Но близкая мудрость, в несколько ином варианте, содержится во Втором соборном послании апостола Петра:

"Это — безводные источники, облака и мглы, гонимые бурею: им приготовлен мрак вечной тьмы. Ибо, произнося надутое пустословие, они уловляют в плотские похоти и разврат тех, которые едва отстали от находящихся в заблуждении; обещают им свободу, будучи сами рабы тления; ибо, кто кем побежден, тот тому и раб. Ибо, если, избегши скверн мира через познание Господа и Спасителя нашего Иисуса Христа, опять запутываются в них и побеждаются ими, то последнее бывает для таковых хуже первого" (2Пет. 2, 17–20).

И через один, и через другой тексты полно раскрывается эволюция нигилистического движения и бесовская, тёмная его сущность.

Одним из питательных начал для подобного соблазна стала нелюбовь этих людей к России, а она преимущественно основана на типе их примитивного мировидения, на эмоциональной неспособности воспринять в себя многообразие мира Божия.

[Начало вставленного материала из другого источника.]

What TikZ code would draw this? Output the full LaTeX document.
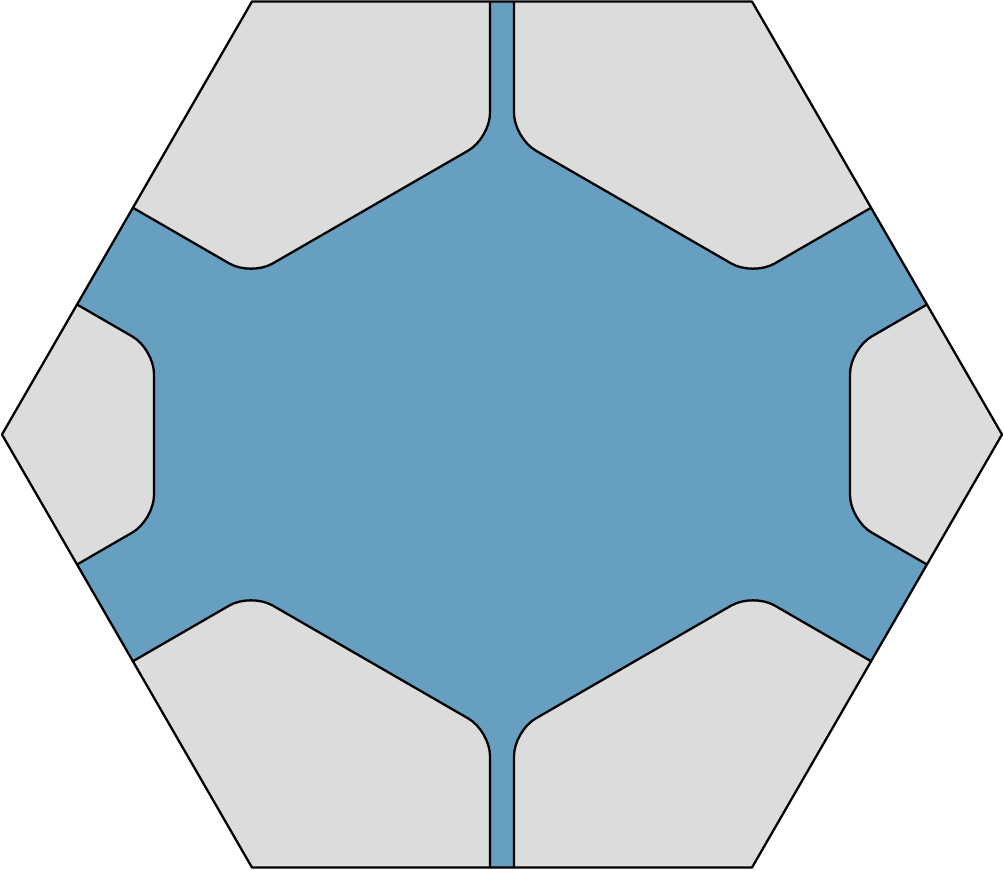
\documentclass[tikz,border=0pt]{standalone}
\usetikzlibrary{calc}
\definecolor{channel}{HTML}{669FC0}
\definecolor{solid}{HTML}{DCDCDC}

\begin{document}
\begin{tikzpicture}[x=0.02cm, y=0.02cm,
  wall/.style={draw=black, line width=1.3pt, line join=round},
  grain/.style={wall, fill=solid, rounded corners=0.5cm}
]
\useasboundingbox (-502,-435.5) rectangle (502,434.5);
% corners of the outer hexagon
\foreach \a in {0,60,...,300}
  \coordinate (h\a) at (\a:500);

\begin{scope}
  \clip (h0) -- (h60) -- (h120) -- (h180) -- (h240) -- (h300) -- cycle;
  \fill[channel] (h0) -- (h60) -- (h120) -- (h180) -- (h240) -- (h300) -- cycle;
  % grey grains, mirrored into each quadrant
  \foreach \sx in {1,-1} {
    \foreach \sy in {1,-1}
      \draw[grain, xscale=\sx, yscale=\sy] (-12,520) -- (-12,296.5) -- (-251,158.5)
        -- (-424,258.5) -- (-424,520) -- cycle;
    \draw[grain, xscale=\sx] (-484.6,164.5) -- (-348,85.5) -- (-348,-85.5)
      -- (-484.6,-164.5) -- (-560,-164.5) -- (-560,164.5) -- cycle;
  }
\end{scope}

% outline
\draw[wall] (h0) -- (h60) -- (h120) -- (h180) -- (h240) -- (h300) -- cycle;
\end{tikzpicture}
\end{document}
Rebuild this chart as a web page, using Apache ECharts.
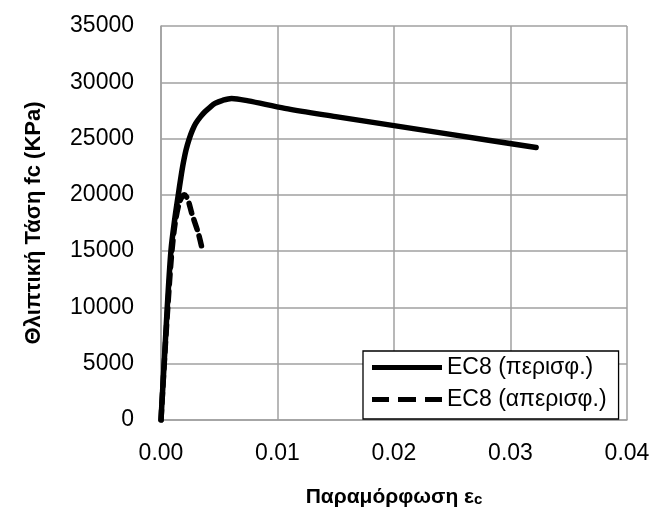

Вообще к русскому началу "новые люди" испытывают ненависть. "Я бы лучше всех этих с русским направлением передушила", — заявляет энтузиастка Ванскок. Русским направлением называли в то время славянофильство. Ненависть к России раскрывается таким образом как неприятие Православия прежде всего. Как безбожие. Такое отношение сохранится навсегда — тут Лесков тоже пророк.

Нигилистические и постнигилистические принципы — одно из проявлений всеобщего гуманистического соблазна, а там, где действует воля врага, ничего не может быть доброго. И поскольку в безбожном мире нет опоры на абсолютную богооткровенную истину, в нём не может быть ни единства (и общего дела, разумеется), ни постоянности убеждений, ни целей, стремлений, действий. Всё смешалось и утратило верные ориентиры.

Лесков несомненное имел право утверждать, что в его романах есть подлинные пророчества.

Всё это не освобождает нас от признания художественного несовершенства романов «Некуда» и "На ножах". О последнем Достоевский сказал точнее всех: "Много вранья, много чёрт знает чего, точно на луне происходит". Главное, то же признавал и сам автор: "По моему, это есть самое безалаберное из моих слабых произведений".

Причина, как кажется, не в недостатке таланта и не в начальной неопытности писателя. Причина в стихийности таланта, энергия которой никак не могла уложиться в совершенную строгую форму.